■ MATERIAL:
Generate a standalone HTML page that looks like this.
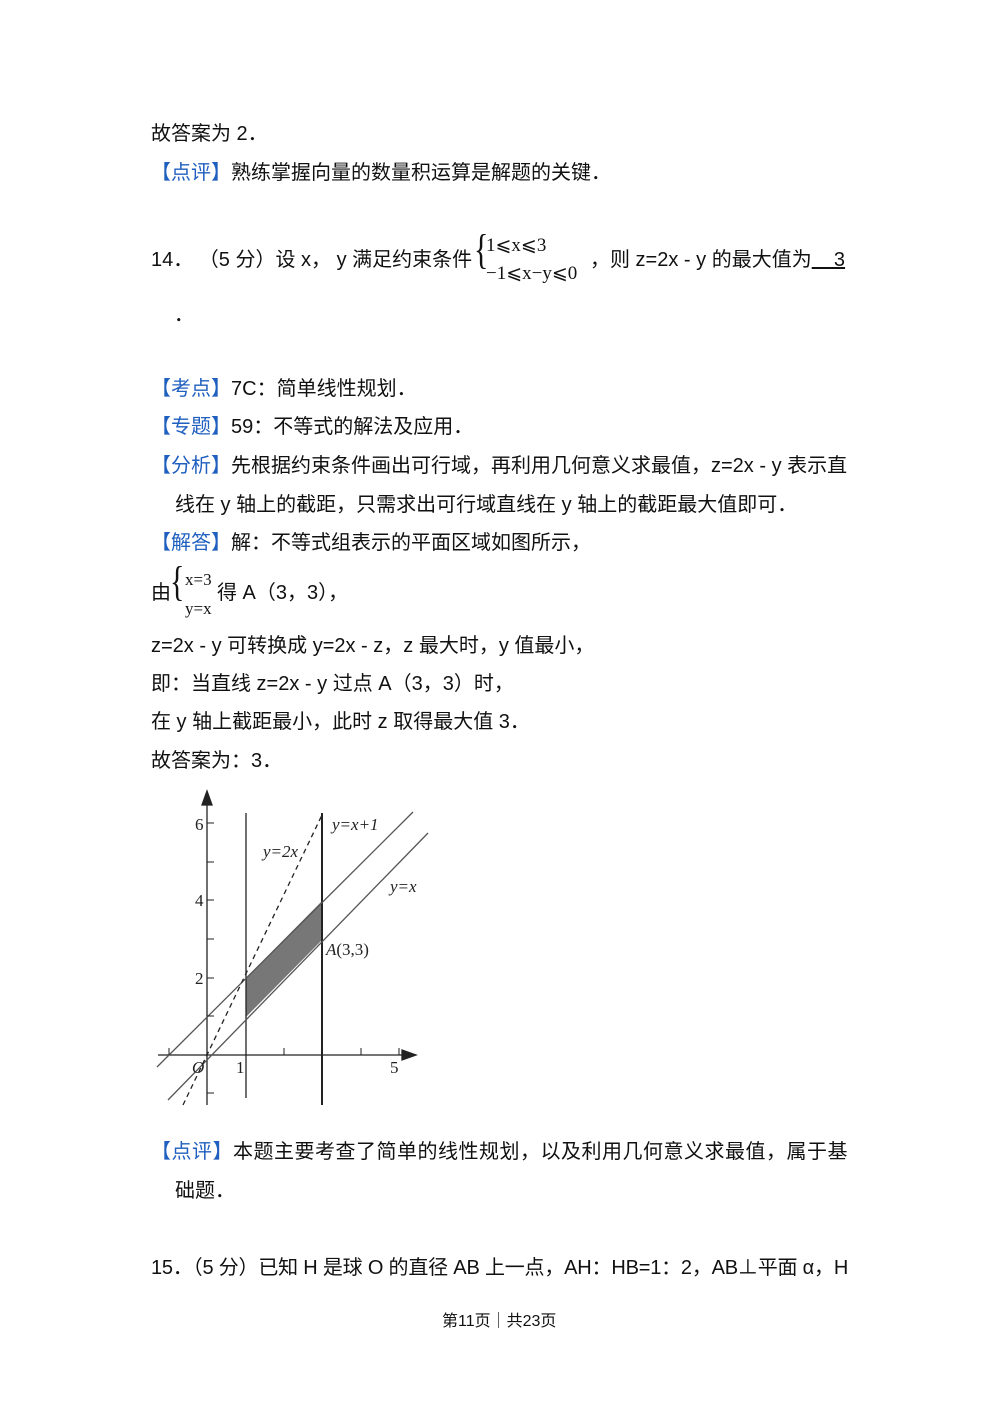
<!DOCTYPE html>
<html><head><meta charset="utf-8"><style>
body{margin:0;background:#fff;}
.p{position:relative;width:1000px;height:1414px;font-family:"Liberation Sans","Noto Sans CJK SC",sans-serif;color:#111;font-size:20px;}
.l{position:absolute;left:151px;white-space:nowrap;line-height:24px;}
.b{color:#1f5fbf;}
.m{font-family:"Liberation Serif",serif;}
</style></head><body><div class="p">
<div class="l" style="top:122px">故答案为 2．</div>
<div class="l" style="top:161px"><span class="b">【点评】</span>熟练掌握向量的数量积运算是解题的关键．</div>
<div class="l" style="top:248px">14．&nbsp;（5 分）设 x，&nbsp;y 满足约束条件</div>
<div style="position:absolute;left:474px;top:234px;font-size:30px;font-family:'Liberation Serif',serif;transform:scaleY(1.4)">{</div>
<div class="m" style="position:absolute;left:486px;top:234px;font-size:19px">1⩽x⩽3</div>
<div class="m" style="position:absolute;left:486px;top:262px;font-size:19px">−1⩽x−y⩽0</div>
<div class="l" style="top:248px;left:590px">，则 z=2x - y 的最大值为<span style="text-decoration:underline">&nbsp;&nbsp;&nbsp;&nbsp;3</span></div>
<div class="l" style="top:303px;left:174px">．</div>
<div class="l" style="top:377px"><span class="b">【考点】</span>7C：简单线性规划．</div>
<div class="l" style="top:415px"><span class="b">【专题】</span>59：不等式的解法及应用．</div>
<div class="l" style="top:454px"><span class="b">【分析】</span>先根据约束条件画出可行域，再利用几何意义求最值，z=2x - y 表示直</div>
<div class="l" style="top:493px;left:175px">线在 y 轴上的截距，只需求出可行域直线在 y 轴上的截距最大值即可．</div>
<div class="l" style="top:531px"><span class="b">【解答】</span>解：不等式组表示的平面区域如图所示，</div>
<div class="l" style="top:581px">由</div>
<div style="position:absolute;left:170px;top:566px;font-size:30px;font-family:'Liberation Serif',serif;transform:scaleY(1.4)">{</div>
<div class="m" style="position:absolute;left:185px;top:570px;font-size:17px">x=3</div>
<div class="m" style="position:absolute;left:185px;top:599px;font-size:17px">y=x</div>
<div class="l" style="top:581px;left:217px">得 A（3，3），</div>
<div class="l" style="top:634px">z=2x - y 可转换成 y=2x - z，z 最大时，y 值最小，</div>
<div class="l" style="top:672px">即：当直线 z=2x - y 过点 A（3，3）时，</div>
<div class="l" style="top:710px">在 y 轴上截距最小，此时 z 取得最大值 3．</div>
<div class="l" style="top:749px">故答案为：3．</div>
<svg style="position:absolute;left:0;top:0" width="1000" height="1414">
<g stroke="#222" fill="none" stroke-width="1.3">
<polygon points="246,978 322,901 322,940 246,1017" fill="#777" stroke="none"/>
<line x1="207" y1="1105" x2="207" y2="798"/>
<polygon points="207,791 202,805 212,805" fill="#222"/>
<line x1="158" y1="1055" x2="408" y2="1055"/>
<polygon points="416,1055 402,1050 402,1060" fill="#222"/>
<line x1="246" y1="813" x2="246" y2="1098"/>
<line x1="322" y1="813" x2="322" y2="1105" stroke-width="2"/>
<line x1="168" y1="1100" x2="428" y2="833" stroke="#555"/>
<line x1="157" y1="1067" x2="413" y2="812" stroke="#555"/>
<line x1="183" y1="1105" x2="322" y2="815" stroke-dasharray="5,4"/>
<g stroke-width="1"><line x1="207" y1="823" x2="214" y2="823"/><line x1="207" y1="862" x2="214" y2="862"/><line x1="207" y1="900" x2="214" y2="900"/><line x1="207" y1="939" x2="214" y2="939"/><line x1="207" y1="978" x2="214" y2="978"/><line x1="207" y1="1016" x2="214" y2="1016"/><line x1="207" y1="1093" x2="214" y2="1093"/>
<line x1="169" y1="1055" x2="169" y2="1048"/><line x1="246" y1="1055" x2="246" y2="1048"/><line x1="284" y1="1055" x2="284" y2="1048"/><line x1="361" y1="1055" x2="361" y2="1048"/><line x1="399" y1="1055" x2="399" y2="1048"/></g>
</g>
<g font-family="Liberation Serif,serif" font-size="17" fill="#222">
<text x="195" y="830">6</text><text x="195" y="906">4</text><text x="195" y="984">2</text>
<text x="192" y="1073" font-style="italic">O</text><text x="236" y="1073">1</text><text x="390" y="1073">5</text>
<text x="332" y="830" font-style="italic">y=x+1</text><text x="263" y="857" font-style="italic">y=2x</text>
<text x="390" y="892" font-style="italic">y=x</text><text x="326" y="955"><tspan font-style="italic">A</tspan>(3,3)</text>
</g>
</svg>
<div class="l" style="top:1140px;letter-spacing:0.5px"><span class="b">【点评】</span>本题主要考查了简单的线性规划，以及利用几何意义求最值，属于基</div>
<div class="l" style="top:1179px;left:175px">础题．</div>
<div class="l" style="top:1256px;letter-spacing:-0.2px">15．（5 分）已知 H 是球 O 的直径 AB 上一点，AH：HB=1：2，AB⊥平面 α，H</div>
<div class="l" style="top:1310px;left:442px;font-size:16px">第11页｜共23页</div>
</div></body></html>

■ WHAT THE EXERCISE ASKS:
Repeat the material verbatim. Do not carry over any picture.

■ SOLUTION FOR THIS TASK:
Generate a standalone HTML page that looks like this.
<!DOCTYPE html>
<html><head><meta charset="utf-8"><style>
body{margin:0;background:#fff;}
.p{position:relative;width:1000px;height:1414px;font-family:"Liberation Sans","Noto Sans CJK SC",sans-serif;color:#111;font-size:20px;}
.l{position:absolute;left:151px;white-space:nowrap;line-height:24px;}
.b{color:#1f5fbf;}
.m{font-family:"Liberation Serif",serif;}
</style></head><body><div class="p">
<div class="l" style="top:122px">故答案为 2．</div>
<div class="l" style="top:161px"><span class="b">【点评】</span>熟练掌握向量的数量积运算是解题的关键．</div>
<div class="l" style="top:248px">14．&nbsp;（5 分）设 x，&nbsp;y 满足约束条件</div>
<div style="position:absolute;left:474px;top:234px;font-size:30px;font-family:'Liberation Serif',serif;transform:scaleY(1.4)">{</div>
<div class="m" style="position:absolute;left:486px;top:234px;font-size:19px">1⩽x⩽3</div>
<div class="m" style="position:absolute;left:486px;top:262px;font-size:19px">−1⩽x−y⩽0</div>
<div class="l" style="top:248px;left:590px">，则 z=2x - y 的最大值为<span style="text-decoration:underline">&nbsp;&nbsp;&nbsp;&nbsp;3</span></div>
<div class="l" style="top:303px;left:174px">．</div>
<div class="l" style="top:377px"><span class="b">【考点】</span>7C：简单线性规划．</div>
<div class="l" style="top:415px"><span class="b">【专题】</span>59：不等式的解法及应用．</div>
<div class="l" style="top:454px"><span class="b">【分析】</span>先根据约束条件画出可行域，再利用几何意义求最值，z=2x - y 表示直</div>
<div class="l" style="top:493px;left:175px">线在 y 轴上的截距，只需求出可行域直线在 y 轴上的截距最大值即可．</div>
<div class="l" style="top:531px"><span class="b">【解答】</span>解：不等式组表示的平面区域如图所示，</div>
<div class="l" style="top:581px">由</div>
<div style="position:absolute;left:170px;top:566px;font-size:30px;font-family:'Liberation Serif',serif;transform:scaleY(1.4)">{</div>
<div class="m" style="position:absolute;left:185px;top:570px;font-size:17px">x=3</div>
<div class="m" style="position:absolute;left:185px;top:599px;font-size:17px">y=x</div>
<div class="l" style="top:581px;left:217px">得 A（3，3），</div>
<div class="l" style="top:634px">z=2x - y 可转换成 y=2x - z，z 最大时，y 值最小，</div>
<div class="l" style="top:672px">即：当直线 z=2x - y 过点 A（3，3）时，</div>
<div class="l" style="top:710px">在 y 轴上截距最小，此时 z 取得最大值 3．</div>
<div class="l" style="top:749px">故答案为：3．</div>
<svg style="position:absolute;left:0;top:0" width="1000" height="1414">
<g stroke="#222" fill="none" stroke-width="1.3">
<polygon points="246,978 322,901 322,940 246,1017" fill="#777" stroke="none"/>
<line x1="207" y1="1105" x2="207" y2="798"/>
<polygon points="207,791 202,805 212,805" fill="#222"/>
<line x1="158" y1="1055" x2="408" y2="1055"/>
<polygon points="416,1055 402,1050 402,1060" fill="#222"/>
<line x1="246" y1="813" x2="246" y2="1098"/>
<line x1="322" y1="813" x2="322" y2="1105" stroke-width="2"/>
<line x1="168" y1="1100" x2="428" y2="833" stroke="#555"/>
<line x1="157" y1="1067" x2="413" y2="812" stroke="#555"/>
<line x1="183" y1="1105" x2="322" y2="815" stroke-dasharray="5,4"/>
<g stroke-width="1"><line x1="207" y1="823" x2="214" y2="823"/><line x1="207" y1="862" x2="214" y2="862"/><line x1="207" y1="900" x2="214" y2="900"/><line x1="207" y1="939" x2="214" y2="939"/><line x1="207" y1="978" x2="214" y2="978"/><line x1="207" y1="1016" x2="214" y2="1016"/><line x1="207" y1="1093" x2="214" y2="1093"/>
<line x1="169" y1="1055" x2="169" y2="1048"/><line x1="246" y1="1055" x2="246" y2="1048"/><line x1="284" y1="1055" x2="284" y2="1048"/><line x1="361" y1="1055" x2="361" y2="1048"/><line x1="399" y1="1055" x2="399" y2="1048"/></g>
</g>
<g font-family="Liberation Serif,serif" font-size="17" fill="#222">
<text x="195" y="830">6</text><text x="195" y="906">4</text><text x="195" y="984">2</text>
<text x="192" y="1073" font-style="italic">O</text><text x="236" y="1073">1</text><text x="390" y="1073">5</text>
<text x="332" y="830" font-style="italic">y=x+1</text><text x="263" y="857" font-style="italic">y=2x</text>
<text x="390" y="892" font-style="italic">y=x</text><text x="326" y="955"><tspan font-style="italic">A</tspan>(3,3)</text>
</g>
</svg>
<div class="l" style="top:1140px;letter-spacing:0.5px"><span class="b">【点评】</span>本题主要考查了简单的线性规划，以及利用几何意义求最值，属于基</div>
<div class="l" style="top:1179px;left:175px">础题．</div>
<div class="l" style="top:1256px;letter-spacing:-0.2px">15．（5 分）已知 H 是球 O 的直径 AB 上一点，AH：HB=1：2，AB⊥平面 α，H</div>
<div class="l" style="top:1310px;left:442px;font-size:16px">第11页｜共23页</div>
</div></body></html>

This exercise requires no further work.